▸ Problem
Leave out every picture, and retype exactly the lines from the line with "Output the Python" through the line with "60, 57, 54, 51, 47, 42, 35, 28, 20, 13]", both ends included.

▸ Records with drawing code
_ _ _

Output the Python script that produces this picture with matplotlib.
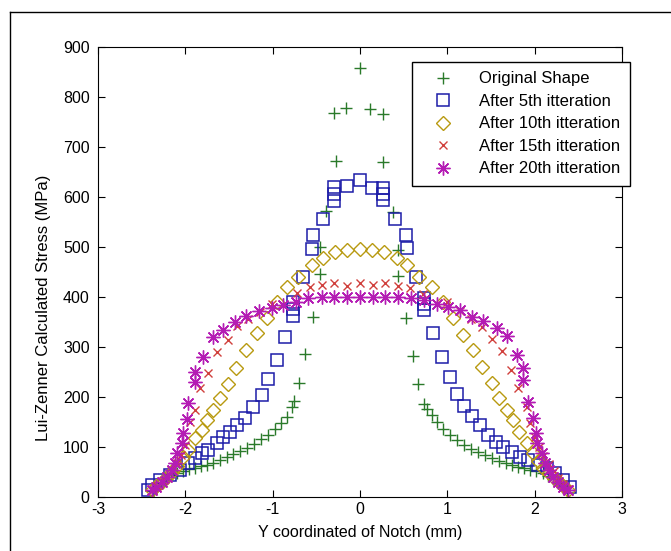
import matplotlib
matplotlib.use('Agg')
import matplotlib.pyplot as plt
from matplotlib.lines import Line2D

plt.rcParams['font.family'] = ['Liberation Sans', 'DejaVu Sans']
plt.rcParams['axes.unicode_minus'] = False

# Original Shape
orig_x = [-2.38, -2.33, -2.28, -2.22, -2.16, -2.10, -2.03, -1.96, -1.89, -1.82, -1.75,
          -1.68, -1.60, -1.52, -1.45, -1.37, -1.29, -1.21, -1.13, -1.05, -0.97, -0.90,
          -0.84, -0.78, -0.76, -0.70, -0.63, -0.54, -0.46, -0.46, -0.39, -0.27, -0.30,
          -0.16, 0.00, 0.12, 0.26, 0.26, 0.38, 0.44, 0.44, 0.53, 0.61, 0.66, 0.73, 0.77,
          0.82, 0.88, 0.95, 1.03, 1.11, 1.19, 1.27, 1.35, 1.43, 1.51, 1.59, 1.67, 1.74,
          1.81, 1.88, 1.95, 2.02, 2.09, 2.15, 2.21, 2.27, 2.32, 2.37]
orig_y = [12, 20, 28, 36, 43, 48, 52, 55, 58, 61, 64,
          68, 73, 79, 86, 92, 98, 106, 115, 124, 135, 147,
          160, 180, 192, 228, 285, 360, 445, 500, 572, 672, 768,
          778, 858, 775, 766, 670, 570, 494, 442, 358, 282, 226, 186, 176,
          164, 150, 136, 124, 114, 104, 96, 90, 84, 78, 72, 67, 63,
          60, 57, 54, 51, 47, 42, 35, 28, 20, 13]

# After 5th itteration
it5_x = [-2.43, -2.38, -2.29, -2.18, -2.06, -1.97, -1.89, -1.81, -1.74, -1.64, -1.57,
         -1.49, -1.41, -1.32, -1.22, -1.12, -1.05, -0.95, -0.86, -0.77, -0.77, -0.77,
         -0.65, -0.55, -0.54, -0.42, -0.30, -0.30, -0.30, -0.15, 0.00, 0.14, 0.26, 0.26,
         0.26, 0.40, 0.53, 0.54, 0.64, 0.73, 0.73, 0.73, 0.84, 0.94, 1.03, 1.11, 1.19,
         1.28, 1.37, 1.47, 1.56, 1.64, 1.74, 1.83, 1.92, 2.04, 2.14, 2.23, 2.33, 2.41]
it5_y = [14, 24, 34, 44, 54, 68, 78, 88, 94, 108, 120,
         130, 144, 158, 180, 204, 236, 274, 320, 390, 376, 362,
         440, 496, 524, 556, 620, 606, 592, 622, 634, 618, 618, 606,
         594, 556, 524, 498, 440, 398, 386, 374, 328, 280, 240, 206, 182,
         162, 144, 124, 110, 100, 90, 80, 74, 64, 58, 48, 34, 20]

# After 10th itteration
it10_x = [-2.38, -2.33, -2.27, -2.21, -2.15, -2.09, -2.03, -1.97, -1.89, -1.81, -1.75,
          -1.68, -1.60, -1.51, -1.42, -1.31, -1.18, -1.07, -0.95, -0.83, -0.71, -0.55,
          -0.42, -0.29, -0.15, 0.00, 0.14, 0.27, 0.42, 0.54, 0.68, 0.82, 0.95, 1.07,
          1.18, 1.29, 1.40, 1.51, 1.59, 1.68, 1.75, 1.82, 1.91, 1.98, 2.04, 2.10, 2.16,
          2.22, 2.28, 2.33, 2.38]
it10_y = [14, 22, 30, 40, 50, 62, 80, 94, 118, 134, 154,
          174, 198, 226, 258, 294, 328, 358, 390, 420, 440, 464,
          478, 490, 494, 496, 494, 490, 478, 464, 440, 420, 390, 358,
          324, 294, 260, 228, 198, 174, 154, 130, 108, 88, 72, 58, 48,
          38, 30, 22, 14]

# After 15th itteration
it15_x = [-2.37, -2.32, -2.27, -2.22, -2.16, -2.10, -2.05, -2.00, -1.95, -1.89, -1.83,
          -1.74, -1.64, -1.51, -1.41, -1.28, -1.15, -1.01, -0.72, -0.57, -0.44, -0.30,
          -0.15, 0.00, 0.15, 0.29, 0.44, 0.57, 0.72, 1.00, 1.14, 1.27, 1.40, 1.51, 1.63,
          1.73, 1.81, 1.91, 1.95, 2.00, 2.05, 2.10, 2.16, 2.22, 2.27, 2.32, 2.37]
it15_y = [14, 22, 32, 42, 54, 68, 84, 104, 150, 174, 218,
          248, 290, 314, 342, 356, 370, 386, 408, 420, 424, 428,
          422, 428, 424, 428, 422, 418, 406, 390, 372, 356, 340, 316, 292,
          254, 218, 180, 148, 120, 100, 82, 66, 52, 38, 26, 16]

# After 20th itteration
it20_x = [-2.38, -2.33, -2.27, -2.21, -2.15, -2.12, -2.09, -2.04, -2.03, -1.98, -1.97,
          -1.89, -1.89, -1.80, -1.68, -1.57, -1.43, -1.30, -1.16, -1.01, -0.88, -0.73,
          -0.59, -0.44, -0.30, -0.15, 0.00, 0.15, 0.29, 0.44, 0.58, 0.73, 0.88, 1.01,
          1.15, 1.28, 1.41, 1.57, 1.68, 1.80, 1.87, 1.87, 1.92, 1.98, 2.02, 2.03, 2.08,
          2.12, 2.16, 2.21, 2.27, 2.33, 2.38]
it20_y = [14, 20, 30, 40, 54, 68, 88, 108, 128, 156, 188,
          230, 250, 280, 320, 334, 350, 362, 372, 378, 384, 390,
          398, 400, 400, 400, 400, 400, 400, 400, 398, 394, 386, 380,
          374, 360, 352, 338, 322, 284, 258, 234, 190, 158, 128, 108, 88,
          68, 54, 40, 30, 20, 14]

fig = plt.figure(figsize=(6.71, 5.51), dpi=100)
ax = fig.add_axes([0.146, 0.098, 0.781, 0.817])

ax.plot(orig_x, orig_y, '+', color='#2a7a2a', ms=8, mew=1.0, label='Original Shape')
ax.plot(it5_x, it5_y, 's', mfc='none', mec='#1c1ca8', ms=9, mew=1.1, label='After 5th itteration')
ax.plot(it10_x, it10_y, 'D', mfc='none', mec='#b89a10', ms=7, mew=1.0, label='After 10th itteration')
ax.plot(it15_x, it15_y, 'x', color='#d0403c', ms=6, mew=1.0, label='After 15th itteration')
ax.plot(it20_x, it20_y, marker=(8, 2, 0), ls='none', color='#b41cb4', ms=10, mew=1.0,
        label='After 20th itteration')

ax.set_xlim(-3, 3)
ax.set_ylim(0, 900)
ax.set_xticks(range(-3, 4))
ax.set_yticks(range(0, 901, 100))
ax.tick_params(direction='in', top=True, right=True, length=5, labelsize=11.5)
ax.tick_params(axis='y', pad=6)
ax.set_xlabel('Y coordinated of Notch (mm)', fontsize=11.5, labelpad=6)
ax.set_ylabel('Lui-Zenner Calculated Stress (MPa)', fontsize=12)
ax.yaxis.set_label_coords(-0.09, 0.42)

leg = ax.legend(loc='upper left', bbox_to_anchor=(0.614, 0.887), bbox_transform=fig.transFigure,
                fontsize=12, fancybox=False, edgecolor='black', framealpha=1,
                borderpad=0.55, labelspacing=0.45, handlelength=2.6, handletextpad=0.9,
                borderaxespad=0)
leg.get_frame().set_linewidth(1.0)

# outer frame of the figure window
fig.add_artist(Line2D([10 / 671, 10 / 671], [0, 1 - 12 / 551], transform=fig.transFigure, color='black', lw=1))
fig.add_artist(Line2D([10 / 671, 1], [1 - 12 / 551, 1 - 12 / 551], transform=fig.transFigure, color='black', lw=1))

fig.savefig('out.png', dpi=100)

_ _ _

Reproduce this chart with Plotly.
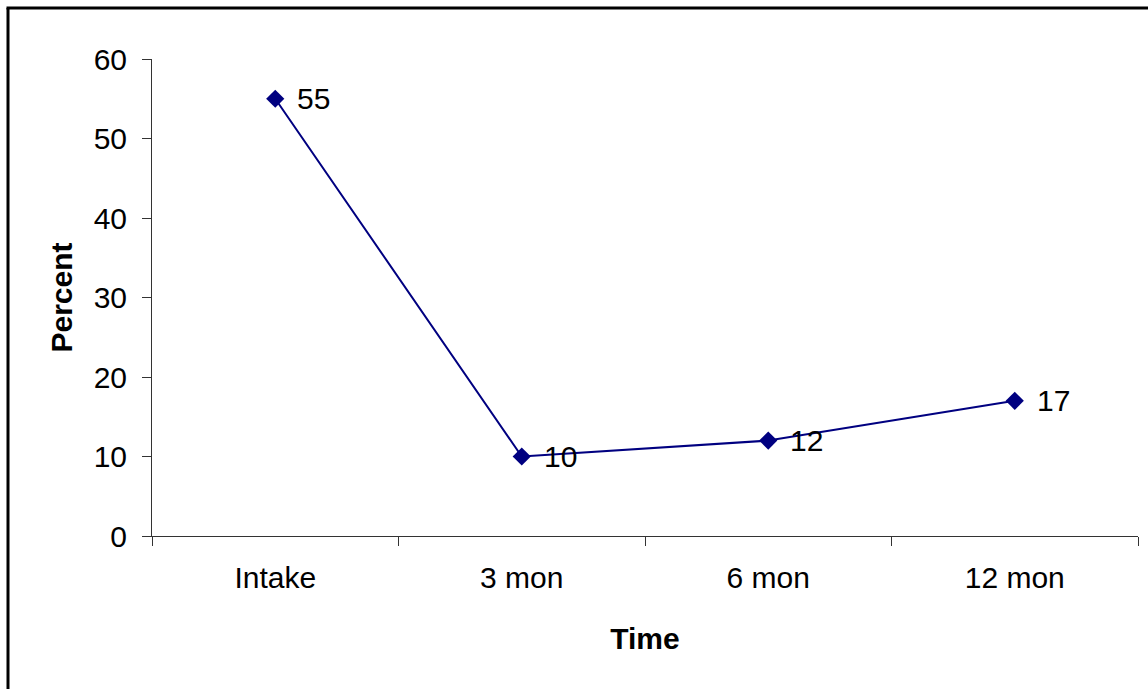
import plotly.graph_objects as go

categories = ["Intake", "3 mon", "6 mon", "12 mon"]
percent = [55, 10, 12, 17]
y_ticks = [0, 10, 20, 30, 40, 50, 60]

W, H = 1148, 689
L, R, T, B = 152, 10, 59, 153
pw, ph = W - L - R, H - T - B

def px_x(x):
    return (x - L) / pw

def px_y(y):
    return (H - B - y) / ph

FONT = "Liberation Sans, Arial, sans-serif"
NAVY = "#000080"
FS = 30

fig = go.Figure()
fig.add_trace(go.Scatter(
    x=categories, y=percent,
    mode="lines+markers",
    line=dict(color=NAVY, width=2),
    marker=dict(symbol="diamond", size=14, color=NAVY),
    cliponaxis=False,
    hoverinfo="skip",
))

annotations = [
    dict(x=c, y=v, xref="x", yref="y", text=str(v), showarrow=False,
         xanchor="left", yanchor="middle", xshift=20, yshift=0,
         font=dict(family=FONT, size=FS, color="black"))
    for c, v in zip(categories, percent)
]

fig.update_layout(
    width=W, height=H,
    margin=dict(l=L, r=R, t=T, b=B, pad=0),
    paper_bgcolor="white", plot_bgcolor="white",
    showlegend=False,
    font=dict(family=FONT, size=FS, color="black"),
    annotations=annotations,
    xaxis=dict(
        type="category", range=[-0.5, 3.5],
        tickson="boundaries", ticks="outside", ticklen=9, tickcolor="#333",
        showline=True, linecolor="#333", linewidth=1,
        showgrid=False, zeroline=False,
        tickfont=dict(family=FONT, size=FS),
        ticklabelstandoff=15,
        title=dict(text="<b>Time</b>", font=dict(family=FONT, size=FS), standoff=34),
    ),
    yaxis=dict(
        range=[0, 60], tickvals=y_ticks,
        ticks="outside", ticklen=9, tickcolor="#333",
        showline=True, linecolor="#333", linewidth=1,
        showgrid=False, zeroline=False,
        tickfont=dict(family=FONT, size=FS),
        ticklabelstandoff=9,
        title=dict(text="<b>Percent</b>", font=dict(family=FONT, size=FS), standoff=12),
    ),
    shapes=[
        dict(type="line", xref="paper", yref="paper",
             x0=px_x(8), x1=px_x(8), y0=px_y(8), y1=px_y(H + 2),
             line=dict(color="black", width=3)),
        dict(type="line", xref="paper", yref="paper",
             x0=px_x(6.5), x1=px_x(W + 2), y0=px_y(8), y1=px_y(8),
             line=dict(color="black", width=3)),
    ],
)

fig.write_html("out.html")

_ _ _

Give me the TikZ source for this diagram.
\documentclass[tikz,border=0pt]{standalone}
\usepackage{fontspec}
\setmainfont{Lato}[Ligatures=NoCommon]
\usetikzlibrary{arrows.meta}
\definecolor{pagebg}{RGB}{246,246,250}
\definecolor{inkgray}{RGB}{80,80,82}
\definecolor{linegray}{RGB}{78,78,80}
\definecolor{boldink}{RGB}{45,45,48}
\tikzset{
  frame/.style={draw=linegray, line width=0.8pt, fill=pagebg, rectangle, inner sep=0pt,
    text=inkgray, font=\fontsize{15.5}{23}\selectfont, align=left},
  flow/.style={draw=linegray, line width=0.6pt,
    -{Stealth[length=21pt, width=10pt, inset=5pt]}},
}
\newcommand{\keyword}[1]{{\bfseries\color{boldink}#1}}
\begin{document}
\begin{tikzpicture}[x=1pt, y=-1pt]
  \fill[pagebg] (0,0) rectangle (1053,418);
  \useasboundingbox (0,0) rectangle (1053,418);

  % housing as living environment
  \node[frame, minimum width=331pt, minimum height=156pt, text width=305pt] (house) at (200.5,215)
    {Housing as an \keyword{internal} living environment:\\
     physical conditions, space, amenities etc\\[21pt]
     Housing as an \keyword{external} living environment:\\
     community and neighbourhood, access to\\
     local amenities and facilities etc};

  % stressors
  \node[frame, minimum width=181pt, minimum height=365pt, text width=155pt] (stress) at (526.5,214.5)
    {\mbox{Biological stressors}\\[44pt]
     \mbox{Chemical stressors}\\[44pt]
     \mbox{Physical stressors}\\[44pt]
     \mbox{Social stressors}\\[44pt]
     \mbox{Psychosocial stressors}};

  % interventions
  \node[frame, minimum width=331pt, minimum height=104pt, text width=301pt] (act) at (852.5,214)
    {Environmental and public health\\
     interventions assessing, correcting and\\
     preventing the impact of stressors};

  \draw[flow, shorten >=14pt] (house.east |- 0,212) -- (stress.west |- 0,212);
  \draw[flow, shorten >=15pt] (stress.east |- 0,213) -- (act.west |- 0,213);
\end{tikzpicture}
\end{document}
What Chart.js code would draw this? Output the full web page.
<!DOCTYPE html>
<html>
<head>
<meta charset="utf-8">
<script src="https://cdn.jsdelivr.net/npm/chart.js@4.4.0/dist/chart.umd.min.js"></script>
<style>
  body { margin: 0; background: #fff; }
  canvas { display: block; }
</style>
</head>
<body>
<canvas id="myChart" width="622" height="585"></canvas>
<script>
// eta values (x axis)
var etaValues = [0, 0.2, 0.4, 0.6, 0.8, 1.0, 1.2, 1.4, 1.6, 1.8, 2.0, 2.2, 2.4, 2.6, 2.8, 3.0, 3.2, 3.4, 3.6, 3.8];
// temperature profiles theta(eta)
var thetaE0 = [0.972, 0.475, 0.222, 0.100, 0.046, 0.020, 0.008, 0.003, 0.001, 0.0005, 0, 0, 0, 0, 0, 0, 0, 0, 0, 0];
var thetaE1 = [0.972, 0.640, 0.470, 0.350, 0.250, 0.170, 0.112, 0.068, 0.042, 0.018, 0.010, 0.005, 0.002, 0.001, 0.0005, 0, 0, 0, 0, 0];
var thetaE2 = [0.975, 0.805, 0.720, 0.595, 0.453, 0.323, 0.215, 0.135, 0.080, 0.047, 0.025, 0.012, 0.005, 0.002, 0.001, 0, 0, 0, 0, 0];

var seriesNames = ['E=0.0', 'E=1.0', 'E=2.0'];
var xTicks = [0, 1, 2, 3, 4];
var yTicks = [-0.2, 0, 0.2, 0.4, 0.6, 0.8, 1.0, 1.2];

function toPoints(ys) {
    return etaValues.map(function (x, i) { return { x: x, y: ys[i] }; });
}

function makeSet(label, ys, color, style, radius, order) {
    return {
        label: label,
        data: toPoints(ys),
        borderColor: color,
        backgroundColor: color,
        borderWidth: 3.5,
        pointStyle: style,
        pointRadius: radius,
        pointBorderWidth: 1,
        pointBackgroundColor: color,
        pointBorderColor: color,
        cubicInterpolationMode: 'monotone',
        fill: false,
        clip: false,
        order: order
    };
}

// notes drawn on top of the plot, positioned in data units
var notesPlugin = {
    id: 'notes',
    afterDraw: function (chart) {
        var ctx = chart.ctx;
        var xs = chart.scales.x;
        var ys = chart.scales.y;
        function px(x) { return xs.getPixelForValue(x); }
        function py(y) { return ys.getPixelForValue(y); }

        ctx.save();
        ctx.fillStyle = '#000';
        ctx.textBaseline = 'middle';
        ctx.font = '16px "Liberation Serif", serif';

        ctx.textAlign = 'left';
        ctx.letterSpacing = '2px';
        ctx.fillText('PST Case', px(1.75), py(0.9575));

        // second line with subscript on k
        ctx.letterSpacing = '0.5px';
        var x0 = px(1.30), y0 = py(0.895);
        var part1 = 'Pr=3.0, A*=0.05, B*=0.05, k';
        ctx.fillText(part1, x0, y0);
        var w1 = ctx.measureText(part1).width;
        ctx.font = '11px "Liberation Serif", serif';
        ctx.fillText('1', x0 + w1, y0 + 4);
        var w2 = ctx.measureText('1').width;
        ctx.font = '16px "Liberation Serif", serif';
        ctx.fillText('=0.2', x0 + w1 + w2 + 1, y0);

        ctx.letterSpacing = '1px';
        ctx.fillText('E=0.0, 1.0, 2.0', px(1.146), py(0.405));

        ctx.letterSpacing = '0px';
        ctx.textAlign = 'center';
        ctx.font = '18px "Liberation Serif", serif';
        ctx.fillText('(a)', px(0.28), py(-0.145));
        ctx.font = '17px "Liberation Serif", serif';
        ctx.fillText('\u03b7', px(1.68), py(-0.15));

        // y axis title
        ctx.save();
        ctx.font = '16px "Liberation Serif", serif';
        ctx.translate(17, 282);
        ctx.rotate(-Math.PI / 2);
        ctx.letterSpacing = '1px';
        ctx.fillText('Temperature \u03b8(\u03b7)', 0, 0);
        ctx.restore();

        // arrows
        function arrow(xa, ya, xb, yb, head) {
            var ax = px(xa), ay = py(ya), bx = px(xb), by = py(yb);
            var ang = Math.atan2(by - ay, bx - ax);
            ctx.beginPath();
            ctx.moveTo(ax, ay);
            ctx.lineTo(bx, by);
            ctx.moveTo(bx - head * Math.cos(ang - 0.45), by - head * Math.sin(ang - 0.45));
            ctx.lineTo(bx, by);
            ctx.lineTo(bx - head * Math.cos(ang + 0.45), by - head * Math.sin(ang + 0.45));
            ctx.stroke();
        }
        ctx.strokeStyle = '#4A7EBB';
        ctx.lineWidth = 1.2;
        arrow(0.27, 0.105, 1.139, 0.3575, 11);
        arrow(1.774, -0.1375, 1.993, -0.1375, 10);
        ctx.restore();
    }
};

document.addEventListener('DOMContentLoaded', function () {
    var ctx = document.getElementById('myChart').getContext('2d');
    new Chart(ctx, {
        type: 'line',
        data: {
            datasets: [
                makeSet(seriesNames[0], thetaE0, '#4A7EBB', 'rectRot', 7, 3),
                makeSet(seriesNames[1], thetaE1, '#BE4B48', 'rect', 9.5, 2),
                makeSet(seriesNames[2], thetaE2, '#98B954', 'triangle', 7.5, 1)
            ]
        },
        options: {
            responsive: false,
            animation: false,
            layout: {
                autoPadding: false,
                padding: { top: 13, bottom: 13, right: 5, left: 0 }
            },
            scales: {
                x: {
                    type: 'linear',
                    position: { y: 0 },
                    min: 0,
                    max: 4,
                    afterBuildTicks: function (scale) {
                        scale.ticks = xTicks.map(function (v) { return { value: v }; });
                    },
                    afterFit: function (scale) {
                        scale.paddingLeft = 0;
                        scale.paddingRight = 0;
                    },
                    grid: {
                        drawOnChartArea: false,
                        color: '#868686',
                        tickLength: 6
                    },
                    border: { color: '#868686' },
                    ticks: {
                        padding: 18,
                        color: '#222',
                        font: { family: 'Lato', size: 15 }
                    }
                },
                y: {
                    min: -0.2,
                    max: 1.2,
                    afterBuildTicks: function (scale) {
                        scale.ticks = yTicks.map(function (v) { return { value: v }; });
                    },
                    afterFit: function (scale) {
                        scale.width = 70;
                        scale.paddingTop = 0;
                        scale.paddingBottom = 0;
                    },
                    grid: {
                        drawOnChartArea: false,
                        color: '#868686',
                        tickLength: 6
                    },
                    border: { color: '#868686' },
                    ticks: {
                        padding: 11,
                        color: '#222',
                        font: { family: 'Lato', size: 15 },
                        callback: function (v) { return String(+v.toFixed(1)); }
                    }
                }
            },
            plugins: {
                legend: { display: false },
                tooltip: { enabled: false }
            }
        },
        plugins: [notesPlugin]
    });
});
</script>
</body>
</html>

_ _ _

▸ Output below
Output the Python script that produces this picture with matplotlib.
import matplotlib
matplotlib.use('Agg')
import matplotlib.pyplot as plt
from matplotlib.lines import Line2D

plt.rcParams['font.family'] = ['Liberation Sans', 'DejaVu Sans']
plt.rcParams['axes.unicode_minus'] = False

# Original Shape
orig_x = [-2.38, -2.33, -2.28, -2.22, -2.16, -2.10, -2.03, -1.96, -1.89, -1.82, -1.75,
          -1.68, -1.60, -1.52, -1.45, -1.37, -1.29, -1.21, -1.13, -1.05, -0.97, -0.90,
          -0.84, -0.78, -0.76, -0.70, -0.63, -0.54, -0.46, -0.46, -0.39, -0.27, -0.30,
          -0.16, 0.00, 0.12, 0.26, 0.26, 0.38, 0.44, 0.44, 0.53, 0.61, 0.66, 0.73, 0.77,
          0.82, 0.88, 0.95, 1.03, 1.11, 1.19, 1.27, 1.35, 1.43, 1.51, 1.59, 1.67, 1.74,
          1.81, 1.88, 1.95, 2.02, 2.09, 2.15, 2.21, 2.27, 2.32, 2.37]
orig_y = [12, 20, 28, 36, 43, 48, 52, 55, 58, 61, 64,
          68, 73, 79, 86, 92, 98, 106, 115, 124, 135, 147,
          160, 180, 192, 228, 285, 360, 445, 500, 572, 672, 768,
          778, 858, 775, 766, 670, 570, 494, 442, 358, 282, 226, 186, 176,
          164, 150, 136, 124, 114, 104, 96, 90, 84, 78, 72, 67, 63,
          60, 57, 54, 51, 47, 42, 35, 28, 20, 13]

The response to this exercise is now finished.